To explain their reasoning, Bai, Goodman and Seidman said in a blog post for the nonprofit think tank, that after they tracked down four potential indicators, none showed a connection to reduced lending.  

Here are four reasons why they believe the QM rule hasn’t reduced mortgage lending. For the full story, visit their blog on Urban Wire.

1. The number of interest-only and prepayment penalty loans didn’t increase

The QM rule disqualifies loans that are interest-only or have a prepayment penalty. A reduction in these loans might show QM impact, but both types of mortgages were virtually extinct before QM took effect.

2. The share of loans with debt-to-income ratios above 43% is unchanged

The QM rule disqualifies loans with a debt-to-income ratio above 43 percent except for loans with government backing.

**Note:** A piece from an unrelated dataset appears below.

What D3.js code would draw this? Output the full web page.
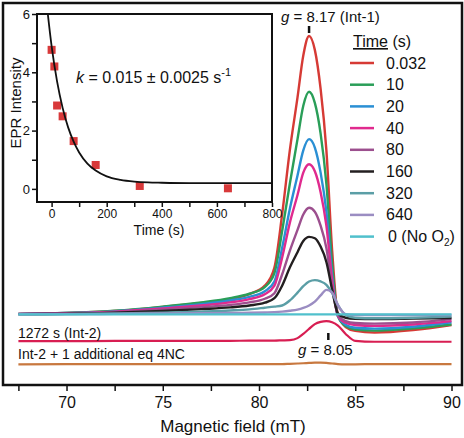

3. The adjustable-rate mortgage share still tracks interest rates

Due to fluctuating rates, people will either use ARMs or not. The QM rule requires that ARMs be underwritten to the maximum interest rate that could be charged during the loan’s first five years—a restriction that might deter ARMs and disrupt the interest-rate tracking. But after the QM rule took effect, the ARM share continues to track interest rate changes.

4. The number of small loans has dropped but not much

The QM rule’s 3 percent limit on points and fees could discourage lenders from making smaller loans. But the slight drop since the rule took effect is largely attributable to home price appreciation.

In December 2013, while speaking at the Consumer Federation of America, Consumer Financial Protection Bureau Director Richard Cordray tried to dispel rumors that the ability-to-repay rule and related QM-standard will disrupt lending to borrowers with debt-to-income ratios above 43%. 

In November 2015, by a vote of 255-174, the House of Representatives approved the “Portfolio Lending and Mortgage Access Act,” which would broaden the definition of qualified mortgages – those that qualify for the safe harbor – to include all mortgages held on a lender's balance sheet.

The new QM rule would recognize all residential mortgage loans held in portfolio by credit unions and other lenders as qualified mortgages for the purposes of the CFPB’s mortgage lending rules.